## start Exercise input
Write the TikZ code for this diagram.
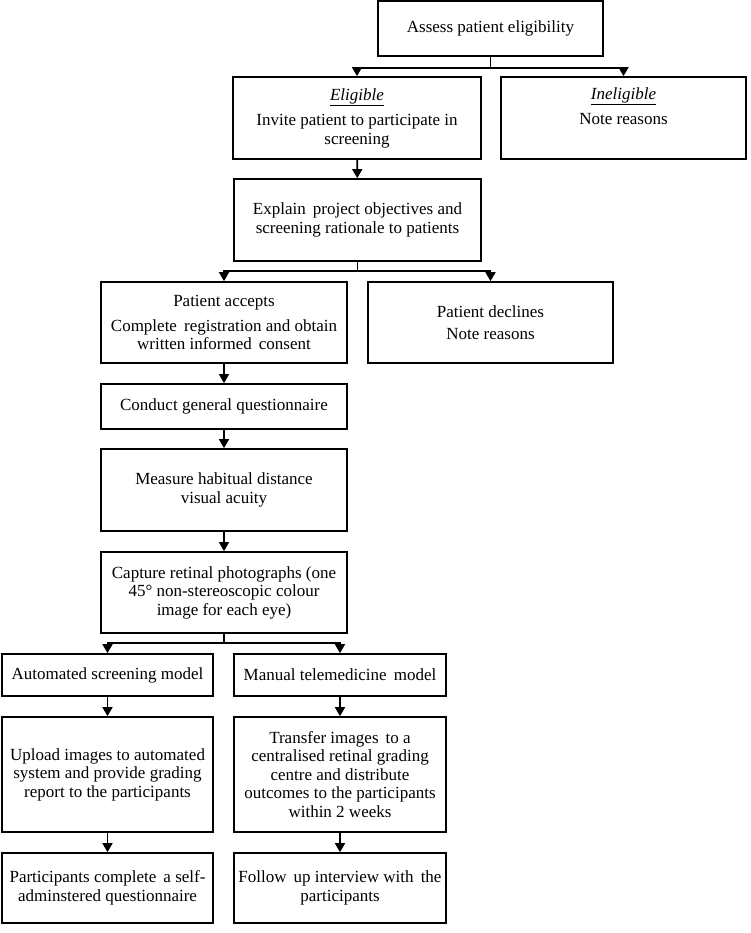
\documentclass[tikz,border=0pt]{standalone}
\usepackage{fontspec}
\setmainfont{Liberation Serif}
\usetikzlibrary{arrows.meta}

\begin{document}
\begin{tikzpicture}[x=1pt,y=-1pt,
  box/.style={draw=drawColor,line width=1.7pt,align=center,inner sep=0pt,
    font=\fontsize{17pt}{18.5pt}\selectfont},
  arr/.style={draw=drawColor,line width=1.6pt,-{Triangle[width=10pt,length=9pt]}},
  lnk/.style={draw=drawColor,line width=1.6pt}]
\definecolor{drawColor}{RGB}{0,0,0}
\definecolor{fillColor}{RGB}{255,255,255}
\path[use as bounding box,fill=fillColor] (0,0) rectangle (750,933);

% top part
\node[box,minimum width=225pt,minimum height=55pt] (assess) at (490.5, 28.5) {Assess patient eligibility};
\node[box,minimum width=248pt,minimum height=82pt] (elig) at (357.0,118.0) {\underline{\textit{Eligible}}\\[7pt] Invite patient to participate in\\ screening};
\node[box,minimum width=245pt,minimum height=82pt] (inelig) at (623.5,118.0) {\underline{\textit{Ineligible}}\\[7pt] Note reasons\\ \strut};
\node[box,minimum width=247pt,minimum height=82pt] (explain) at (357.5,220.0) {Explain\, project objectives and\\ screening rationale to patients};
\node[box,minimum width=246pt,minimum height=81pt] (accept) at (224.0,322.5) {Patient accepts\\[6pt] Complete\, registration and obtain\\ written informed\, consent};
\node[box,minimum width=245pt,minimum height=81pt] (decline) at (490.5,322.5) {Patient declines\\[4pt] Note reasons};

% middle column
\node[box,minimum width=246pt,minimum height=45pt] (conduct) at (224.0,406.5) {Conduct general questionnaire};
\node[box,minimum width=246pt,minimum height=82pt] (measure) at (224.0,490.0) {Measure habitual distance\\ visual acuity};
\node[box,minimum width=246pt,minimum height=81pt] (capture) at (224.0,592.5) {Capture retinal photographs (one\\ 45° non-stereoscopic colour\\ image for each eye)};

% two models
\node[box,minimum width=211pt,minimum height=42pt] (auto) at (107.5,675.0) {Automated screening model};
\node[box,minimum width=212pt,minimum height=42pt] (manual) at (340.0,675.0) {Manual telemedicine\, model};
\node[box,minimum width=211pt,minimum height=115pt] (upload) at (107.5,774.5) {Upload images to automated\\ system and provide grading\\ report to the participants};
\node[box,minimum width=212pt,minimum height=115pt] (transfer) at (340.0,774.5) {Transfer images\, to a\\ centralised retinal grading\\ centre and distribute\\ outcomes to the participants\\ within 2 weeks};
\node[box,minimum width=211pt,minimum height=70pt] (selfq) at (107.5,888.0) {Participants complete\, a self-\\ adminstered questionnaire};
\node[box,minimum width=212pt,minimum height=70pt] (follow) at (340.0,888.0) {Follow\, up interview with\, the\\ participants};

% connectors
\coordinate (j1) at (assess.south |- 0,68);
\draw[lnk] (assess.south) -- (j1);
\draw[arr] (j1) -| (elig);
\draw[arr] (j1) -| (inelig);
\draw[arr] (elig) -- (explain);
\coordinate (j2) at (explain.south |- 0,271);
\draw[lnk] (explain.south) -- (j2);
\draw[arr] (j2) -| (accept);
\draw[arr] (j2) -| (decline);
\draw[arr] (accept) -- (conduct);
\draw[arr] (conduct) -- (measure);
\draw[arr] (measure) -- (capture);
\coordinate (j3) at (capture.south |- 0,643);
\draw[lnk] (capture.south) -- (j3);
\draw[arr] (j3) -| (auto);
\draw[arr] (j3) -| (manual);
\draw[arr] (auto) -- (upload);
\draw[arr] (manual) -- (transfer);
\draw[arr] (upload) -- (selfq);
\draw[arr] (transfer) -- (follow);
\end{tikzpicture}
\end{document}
## end Exercise input
## start Exercise input
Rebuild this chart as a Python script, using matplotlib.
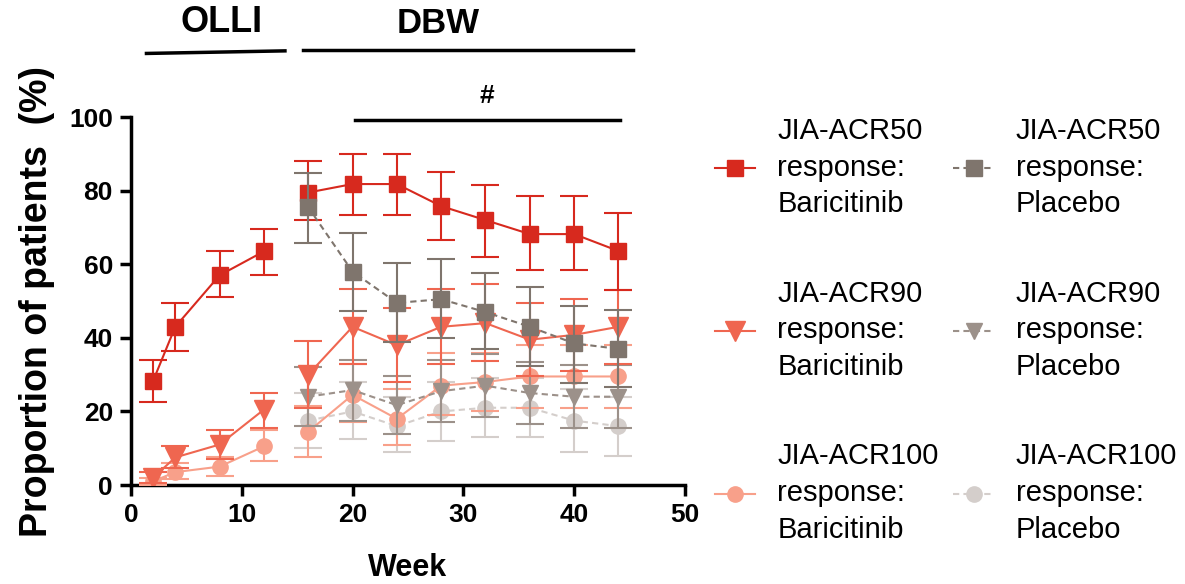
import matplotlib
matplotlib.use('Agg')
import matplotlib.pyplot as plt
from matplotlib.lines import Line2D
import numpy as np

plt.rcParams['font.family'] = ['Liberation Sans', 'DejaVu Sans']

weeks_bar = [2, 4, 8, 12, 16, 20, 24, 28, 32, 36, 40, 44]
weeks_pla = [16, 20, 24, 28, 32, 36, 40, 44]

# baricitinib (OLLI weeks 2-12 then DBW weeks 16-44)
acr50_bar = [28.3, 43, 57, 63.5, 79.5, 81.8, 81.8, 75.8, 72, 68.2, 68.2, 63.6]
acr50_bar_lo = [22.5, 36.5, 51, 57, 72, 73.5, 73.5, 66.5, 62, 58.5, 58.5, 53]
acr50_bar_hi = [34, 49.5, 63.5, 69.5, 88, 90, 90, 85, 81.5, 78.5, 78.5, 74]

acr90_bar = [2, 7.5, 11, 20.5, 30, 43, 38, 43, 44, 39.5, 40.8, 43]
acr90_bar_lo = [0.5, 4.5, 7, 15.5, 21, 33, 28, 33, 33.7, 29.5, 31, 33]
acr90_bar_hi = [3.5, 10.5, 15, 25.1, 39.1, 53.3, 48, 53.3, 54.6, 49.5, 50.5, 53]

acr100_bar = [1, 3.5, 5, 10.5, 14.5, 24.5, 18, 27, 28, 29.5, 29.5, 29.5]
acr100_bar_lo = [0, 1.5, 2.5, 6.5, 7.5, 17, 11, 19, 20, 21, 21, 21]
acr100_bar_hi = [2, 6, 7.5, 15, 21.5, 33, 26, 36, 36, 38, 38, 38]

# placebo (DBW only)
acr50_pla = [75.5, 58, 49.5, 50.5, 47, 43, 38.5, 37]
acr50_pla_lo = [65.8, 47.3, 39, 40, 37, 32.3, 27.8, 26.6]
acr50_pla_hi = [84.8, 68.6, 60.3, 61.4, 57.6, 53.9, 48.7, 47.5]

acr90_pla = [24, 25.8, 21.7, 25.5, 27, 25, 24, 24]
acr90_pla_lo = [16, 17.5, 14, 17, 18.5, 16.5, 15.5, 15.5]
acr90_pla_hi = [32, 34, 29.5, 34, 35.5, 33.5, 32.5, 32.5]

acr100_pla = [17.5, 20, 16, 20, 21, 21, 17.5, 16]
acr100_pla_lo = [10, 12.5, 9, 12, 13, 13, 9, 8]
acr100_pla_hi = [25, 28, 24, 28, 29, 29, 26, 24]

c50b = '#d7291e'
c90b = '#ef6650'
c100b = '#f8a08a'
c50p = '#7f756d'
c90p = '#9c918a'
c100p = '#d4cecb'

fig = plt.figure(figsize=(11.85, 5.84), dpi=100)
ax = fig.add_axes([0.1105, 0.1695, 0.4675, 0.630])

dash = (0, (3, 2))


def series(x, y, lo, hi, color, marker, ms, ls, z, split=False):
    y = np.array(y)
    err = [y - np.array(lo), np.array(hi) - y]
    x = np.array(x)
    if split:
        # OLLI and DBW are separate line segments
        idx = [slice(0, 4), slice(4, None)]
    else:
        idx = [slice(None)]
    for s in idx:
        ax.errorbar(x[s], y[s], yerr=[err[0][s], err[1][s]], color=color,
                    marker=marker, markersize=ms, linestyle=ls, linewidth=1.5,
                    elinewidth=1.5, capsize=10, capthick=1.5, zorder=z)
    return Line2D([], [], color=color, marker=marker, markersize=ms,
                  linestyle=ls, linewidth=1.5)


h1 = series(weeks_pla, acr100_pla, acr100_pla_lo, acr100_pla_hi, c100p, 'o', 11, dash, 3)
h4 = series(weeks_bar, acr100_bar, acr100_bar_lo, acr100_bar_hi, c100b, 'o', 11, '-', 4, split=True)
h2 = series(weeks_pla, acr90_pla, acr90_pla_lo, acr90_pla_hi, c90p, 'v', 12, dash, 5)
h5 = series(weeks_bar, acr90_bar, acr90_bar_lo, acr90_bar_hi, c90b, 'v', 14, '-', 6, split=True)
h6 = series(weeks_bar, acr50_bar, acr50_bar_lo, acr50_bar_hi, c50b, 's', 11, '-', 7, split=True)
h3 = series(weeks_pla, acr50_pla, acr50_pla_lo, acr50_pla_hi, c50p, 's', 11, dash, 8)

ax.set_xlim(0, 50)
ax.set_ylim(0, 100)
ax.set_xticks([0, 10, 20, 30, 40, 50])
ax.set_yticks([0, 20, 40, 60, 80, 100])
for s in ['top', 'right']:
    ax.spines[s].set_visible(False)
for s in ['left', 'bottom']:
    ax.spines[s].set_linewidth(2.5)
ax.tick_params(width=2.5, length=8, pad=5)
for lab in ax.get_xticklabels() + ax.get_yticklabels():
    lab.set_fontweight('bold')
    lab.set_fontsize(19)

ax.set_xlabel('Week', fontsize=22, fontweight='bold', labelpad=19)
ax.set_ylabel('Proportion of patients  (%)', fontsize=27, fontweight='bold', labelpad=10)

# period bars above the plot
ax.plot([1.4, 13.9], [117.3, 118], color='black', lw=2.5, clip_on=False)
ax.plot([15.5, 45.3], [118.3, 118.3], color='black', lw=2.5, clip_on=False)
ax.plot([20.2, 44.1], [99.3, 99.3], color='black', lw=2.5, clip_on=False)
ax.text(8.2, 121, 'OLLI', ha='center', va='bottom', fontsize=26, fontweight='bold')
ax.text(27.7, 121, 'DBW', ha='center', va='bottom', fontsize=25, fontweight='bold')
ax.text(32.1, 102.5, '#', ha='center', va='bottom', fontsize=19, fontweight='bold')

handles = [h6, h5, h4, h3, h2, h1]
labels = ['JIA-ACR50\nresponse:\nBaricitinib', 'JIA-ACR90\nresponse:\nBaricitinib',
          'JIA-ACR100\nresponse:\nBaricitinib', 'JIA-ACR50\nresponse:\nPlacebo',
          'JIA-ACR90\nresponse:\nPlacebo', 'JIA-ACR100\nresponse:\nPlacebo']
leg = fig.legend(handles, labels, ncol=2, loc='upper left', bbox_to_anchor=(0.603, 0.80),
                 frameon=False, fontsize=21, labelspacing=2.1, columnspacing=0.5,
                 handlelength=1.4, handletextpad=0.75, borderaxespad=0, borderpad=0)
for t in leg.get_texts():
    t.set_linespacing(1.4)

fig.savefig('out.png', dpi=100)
## end Exercise input
● **Exercise description**
From the records above, transcribe exactly the lines starting at the one containing "Rebuild this chart" and ending at the one containing "78.5, 78.5, 74]". Skip the pictures.

● **Written reply**
Rebuild this chart as a Python script, using matplotlib.
import matplotlib
matplotlib.use('Agg')
import matplotlib.pyplot as plt
from matplotlib.lines import Line2D
import numpy as np

plt.rcParams['font.family'] = ['Liberation Sans', 'DejaVu Sans']

weeks_bar = [2, 4, 8, 12, 16, 20, 24, 28, 32, 36, 40, 44]
weeks_pla = [16, 20, 24, 28, 32, 36, 40, 44]

# baricitinib (OLLI weeks 2-12 then DBW weeks 16-44)
acr50_bar = [28.3, 43, 57, 63.5, 79.5, 81.8, 81.8, 75.8, 72, 68.2, 68.2, 63.6]
acr50_bar_lo = [22.5, 36.5, 51, 57, 72, 73.5, 73.5, 66.5, 62, 58.5, 58.5, 53]
acr50_bar_hi = [34, 49.5, 63.5, 69.5, 88, 90, 90, 85, 81.5, 78.5, 78.5, 74]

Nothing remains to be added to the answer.